*Work required*:
Go through the data and copy every line exactly, but not the images.

--- start ---

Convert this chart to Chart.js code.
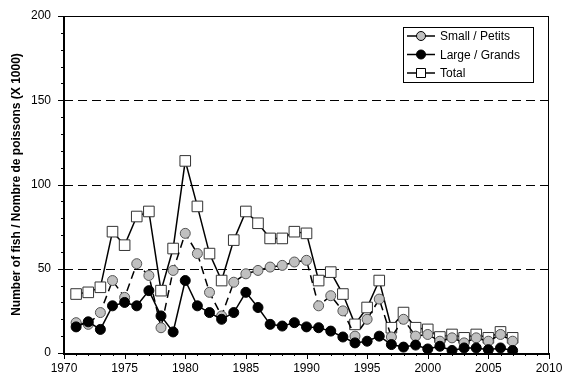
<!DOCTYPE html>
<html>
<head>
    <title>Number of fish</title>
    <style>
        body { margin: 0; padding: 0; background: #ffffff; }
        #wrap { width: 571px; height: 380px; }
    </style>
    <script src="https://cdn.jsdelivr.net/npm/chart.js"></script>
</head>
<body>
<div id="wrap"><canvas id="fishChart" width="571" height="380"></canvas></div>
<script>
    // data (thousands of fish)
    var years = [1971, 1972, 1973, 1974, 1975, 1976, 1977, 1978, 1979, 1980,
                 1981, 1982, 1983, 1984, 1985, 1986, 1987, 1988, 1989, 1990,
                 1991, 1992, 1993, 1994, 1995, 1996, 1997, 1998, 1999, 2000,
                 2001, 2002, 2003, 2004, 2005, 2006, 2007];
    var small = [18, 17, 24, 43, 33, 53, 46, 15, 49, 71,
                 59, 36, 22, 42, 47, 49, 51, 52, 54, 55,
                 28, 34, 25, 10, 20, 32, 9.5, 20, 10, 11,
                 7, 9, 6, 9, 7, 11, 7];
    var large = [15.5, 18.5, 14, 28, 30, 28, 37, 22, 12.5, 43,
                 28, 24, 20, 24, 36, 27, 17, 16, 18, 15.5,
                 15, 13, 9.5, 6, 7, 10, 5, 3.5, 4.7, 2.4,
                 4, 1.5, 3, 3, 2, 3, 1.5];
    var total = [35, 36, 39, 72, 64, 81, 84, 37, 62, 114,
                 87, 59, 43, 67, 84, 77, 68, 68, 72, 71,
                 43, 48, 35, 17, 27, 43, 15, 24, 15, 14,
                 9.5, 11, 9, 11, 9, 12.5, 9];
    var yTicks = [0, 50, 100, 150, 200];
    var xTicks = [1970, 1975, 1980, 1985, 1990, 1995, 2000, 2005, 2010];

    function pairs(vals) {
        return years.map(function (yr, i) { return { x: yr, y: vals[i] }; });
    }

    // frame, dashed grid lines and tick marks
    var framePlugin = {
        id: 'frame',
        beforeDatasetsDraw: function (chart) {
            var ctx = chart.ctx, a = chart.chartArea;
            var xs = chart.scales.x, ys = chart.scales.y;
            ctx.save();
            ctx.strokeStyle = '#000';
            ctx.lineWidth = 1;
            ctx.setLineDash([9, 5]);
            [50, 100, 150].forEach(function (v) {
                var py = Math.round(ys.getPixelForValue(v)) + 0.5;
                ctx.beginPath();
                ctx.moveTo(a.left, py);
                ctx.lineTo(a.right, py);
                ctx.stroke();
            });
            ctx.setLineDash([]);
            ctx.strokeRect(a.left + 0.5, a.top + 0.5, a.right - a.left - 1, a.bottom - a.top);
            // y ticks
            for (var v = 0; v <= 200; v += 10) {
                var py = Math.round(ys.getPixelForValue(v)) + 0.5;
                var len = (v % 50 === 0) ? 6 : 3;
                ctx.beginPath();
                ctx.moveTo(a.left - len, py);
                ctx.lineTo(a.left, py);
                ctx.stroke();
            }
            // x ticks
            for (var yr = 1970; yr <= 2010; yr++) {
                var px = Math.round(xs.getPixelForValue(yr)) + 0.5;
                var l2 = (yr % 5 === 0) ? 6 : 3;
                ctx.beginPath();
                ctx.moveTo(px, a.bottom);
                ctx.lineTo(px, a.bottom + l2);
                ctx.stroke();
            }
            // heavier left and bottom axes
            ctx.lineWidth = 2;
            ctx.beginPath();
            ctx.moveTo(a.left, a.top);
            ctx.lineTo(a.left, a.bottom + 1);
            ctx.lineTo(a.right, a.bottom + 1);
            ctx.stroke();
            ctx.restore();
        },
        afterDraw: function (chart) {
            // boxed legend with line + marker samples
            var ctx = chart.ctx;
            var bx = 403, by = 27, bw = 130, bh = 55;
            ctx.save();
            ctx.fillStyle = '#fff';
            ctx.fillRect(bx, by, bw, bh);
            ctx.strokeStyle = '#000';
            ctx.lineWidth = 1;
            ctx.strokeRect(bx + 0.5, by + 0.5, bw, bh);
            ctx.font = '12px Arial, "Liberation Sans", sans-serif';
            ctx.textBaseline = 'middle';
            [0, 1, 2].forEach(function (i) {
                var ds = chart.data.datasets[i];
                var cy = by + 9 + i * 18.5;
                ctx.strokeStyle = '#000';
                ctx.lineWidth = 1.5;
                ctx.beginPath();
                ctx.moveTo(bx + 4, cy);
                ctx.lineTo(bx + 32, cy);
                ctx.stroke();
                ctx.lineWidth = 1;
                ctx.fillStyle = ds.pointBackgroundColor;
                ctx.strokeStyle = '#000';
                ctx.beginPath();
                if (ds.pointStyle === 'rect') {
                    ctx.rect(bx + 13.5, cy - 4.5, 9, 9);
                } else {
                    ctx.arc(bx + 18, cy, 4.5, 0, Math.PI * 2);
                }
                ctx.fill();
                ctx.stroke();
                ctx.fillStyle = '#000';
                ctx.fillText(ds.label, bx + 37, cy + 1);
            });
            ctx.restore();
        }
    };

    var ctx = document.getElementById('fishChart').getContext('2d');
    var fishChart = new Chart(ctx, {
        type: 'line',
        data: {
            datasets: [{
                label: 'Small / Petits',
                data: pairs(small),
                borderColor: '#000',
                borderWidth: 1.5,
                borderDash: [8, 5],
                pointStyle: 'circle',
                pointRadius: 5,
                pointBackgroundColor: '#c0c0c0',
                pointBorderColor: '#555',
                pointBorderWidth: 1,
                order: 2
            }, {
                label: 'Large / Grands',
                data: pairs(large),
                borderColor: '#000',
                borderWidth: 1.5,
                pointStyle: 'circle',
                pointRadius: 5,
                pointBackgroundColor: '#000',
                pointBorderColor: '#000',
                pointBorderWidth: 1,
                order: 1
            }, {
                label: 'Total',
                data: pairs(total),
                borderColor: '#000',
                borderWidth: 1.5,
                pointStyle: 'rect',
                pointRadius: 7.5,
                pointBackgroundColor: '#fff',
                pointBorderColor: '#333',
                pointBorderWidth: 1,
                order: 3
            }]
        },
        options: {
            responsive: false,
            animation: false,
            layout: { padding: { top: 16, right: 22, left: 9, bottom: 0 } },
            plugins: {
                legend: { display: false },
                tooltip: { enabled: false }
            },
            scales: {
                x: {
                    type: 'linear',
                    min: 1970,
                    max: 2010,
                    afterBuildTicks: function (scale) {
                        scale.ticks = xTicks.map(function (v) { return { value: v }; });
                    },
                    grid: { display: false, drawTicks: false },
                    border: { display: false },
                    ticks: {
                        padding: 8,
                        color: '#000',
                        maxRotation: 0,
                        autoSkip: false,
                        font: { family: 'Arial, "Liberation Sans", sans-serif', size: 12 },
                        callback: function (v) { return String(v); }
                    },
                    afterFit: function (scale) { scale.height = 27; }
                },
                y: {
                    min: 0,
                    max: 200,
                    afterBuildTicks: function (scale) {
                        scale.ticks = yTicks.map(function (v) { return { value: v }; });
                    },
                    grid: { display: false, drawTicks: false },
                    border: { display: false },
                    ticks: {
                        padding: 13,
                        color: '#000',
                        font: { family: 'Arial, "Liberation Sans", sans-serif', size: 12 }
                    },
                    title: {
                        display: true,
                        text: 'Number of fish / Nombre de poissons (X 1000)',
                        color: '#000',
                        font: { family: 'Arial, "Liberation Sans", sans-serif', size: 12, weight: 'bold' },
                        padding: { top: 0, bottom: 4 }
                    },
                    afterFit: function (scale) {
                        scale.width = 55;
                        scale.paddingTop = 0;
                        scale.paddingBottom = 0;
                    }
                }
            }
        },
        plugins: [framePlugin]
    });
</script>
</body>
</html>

--- end ---

*Written answer*:
Convert this chart to Chart.js code.
<!DOCTYPE html>
<html>
<head>
    <title>Number of fish</title>
    <style>
        body { margin: 0; padding: 0; background: #ffffff; }
        #wrap { width: 571px; height: 380px; }
    </style>
    <script src="https://cdn.jsdelivr.net/npm/chart.js"></script>
</head>
<body>
<div id="wrap"><canvas id="fishChart" width="571" height="380"></canvas></div>
<script>
    // data (thousands of fish)
    var years = [1971, 1972, 1973, 1974, 1975, 1976, 1977, 1978, 1979, 1980,
                 1981, 1982, 1983, 1984, 1985, 1986, 1987, 1988, 1989, 1990,
                 1991, 1992, 1993, 1994, 1995, 1996, 1997, 1998, 1999, 2000,
                 2001, 2002, 2003, 2004, 2005, 2006, 2007];
    var small = [18, 17, 24, 43, 33, 53, 46, 15, 49, 71,
                 59, 36, 22, 42, 47, 49, 51, 52, 54, 55,
                 28, 34, 25, 10, 20, 32, 9.5, 20, 10, 11,
                 7, 9, 6, 9, 7, 11, 7];
    var large = [15.5, 18.5, 14, 28, 30, 28, 37, 22, 12.5, 43,
                 28, 24, 20, 24, 36, 27, 17, 16, 18, 15.5,
                 15, 13, 9.5, 6, 7, 10, 5, 3.5, 4.7, 2.4,
                 4, 1.5, 3, 3, 2, 3, 1.5];
    var total = [35, 36, 39, 72, 64, 81, 84, 37, 62, 114,
                 87, 59, 43, 67, 84, 77, 68, 68, 72, 71,
                 43, 48, 35, 17, 27, 43, 15, 24, 15, 14,
                 9.5, 11, 9, 11, 9, 12.5, 9];
    var yTicks = [0, 50, 100, 150, 200];
    var xTicks = [1970, 1975, 1980, 1985, 1990, 1995, 2000, 2005, 2010];

    function pairs(vals) {
        return years.map(function (yr, i) { return { x: yr, y: vals[i] }; });
    }

    // frame, dashed grid lines and tick marks
    var framePlugin = {
        id: 'frame',
        beforeDatasetsDraw: function (chart) {
            var ctx = chart.ctx, a = chart.chartArea;
            var xs = chart.scales.x, ys = chart.scales.y;
            ctx.save();
            ctx.strokeStyle = '#000';
            ctx.lineWidth = 1;
            ctx.setLineDash([9, 5]);
            [50, 100, 150].forEach(function (v) {
                var py = Math.round(ys.getPixelForValue(v)) + 0.5;
                ctx.beginPath();
                ctx.moveTo(a.left, py);
                ctx.lineTo(a.right, py);
                ctx.stroke();
            });
            ctx.setLineDash([]);
            ctx.strokeRect(a.left + 0.5, a.top + 0.5, a.right - a.left - 1, a.bottom - a.top);
            // y ticks
            for (var v = 0; v <= 200; v += 10) {
                var py = Math.round(ys.getPixelForValue(v)) + 0.5;
                var len = (v % 50 === 0) ? 6 : 3;
                ctx.beginPath();
                ctx.moveTo(a.left - len, py);
                ctx.lineTo(a.left, py);
                ctx.stroke();
            }
            // x ticks
            for (var yr = 1970; yr <= 2010; yr++) {
                var px = Math.round(xs.getPixelForValue(yr)) + 0.5;
                var l2 = (yr % 5 === 0) ? 6 : 3;
                ctx.beginPath();
                ctx.moveTo(px, a.bottom);
                ctx.lineTo(px, a.bottom + l2);
                ctx.stroke();
            }
            // heavier left and bottom axes
            ctx.lineWidth = 2;
            ctx.beginPath();
            ctx.moveTo(a.left, a.top);
            ctx.lineTo(a.left, a.bottom + 1);
            ctx.lineTo(a.right, a.bottom + 1);
            ctx.stroke();
            ctx.restore();
        },
        afterDraw: function (chart) {
            // boxed legend with line + marker samples
            var ctx = chart.ctx;
            var bx = 403, by = 27, bw = 130, bh = 55;
            ctx.save();
            ctx.fillStyle = '#fff';
            ctx.fillRect(bx, by, bw, bh);
            ctx.strokeStyle = '#000';
            ctx.lineWidth = 1;
            ctx.strokeRect(bx + 0.5, by + 0.5, bw, bh);
            ctx.font = '12px Arial, "Liberation Sans", sans-serif';
            ctx.textBaseline = 'middle';
            [0, 1, 2].forEach(function (i) {
                var ds = chart.data.datasets[i];
                var cy = by + 9 + i * 18.5;
                ctx.strokeStyle = '#000';
                ctx.lineWidth = 1.5;
                ctx.beginPath();
                ctx.moveTo(bx + 4, cy);
                ctx.lineTo(bx + 32, cy);
                ctx.stroke();
                ctx.lineWidth = 1;
                ctx.fillStyle = ds.pointBackgroundColor;
                ctx.strokeStyle = '#000';
                ctx.beginPath();
                if (ds.pointStyle === 'rect') {
                    ctx.rect(bx + 13.5, cy - 4.5, 9, 9);
                } else {
                    ctx.arc(bx + 18, cy, 4.5, 0, Math.PI * 2);
                }
                ctx.fill();
                ctx.stroke();
                ctx.fillStyle = '#000';
                ctx.fillText(ds.label, bx + 37, cy + 1);
            });
            ctx.restore();
        }
    };

    var ctx = document.getElementById('fishChart').getContext('2d');
    var fishChart = new Chart(ctx, {
        type: 'line',
        data: {
            datasets: [{
                label: 'Small / Petits',
                data: pairs(small),
                borderColor: '#000',
                borderWidth: 1.5,
                borderDash: [8, 5],
                pointStyle: 'circle',
                pointRadius: 5,
                pointBackgroundColor: '#c0c0c0',
                pointBorderColor: '#555',
                pointBorderWidth: 1,
                order: 2
            }, {
                label: 'Large / Grands',
                data: pairs(large),
                borderColor: '#000',
                borderWidth: 1.5,
                pointStyle: 'circle',
                pointRadius: 5,
                pointBackgroundColor: '#000',
                pointBorderColor: '#000',
                pointBorderWidth: 1,
                order: 1
            }, {
                label: 'Total',
                data: pairs(total),
                borderColor: '#000',
                borderWidth: 1.5,
                pointStyle: 'rect',
                pointRadius: 7.5,
                pointBackgroundColor: '#fff',
                pointBorderColor: '#333',
                pointBorderWidth: 1,
                order: 3
            }]
        },
        options: {
            responsive: false,
            animation: false,
            layout: { padding: { top: 16, right: 22, left: 9, bottom: 0 } },
            plugins: {
                legend: { display: false },
                tooltip: { enabled: false }
            },
            scales: {
                x: {
                    type: 'linear',
                    min: 1970,
                    max: 2010,
                    afterBuildTicks: function (scale) {
                        scale.ticks = xTicks.map(function (v) { return { value: v }; });
                    },
                    grid: { display: false, drawTicks: false },
                    border: { display: false },
                    ticks: {
                        padding: 8,
                        color: '#000',
                        maxRotation: 0,
                        autoSkip: false,
                        font: { family: 'Arial, "Liberation Sans", sans-serif', size: 12 },
                        callback: function (v) { return String(v); }
                    },
                    afterFit: function (scale) { scale.height = 27; }
                },
                y: {
                    min: 0,
                    max: 200,
                    afterBuildTicks: function (scale) {
                        scale.ticks = yTicks.map(function (v) { return { value: v }; });
                    },
                    grid: { display: false, drawTicks: false },
                    border: { display: false },
                    ticks: {
                        padding: 13,
                        color: '#000',
                        font: { family: 'Arial, "Liberation Sans", sans-serif', size: 12 }
                    },
                    title: {
                        display: true,
                        text: 'Number of fish / Nombre de poissons (X 1000)',
                        color: '#000',
                        font: { family: 'Arial, "Liberation Sans", sans-serif', size: 12, weight: 'bold' },
                        padding: { top: 0, bottom: 4 }
                    },
                    afterFit: function (scale) {
                        scale.width = 55;
                        scale.paddingTop = 0;
                        scale.paddingBottom = 0;
                    }
                }
            }
        },
        plugins: [framePlugin]
    });
</script>
</body>
</html>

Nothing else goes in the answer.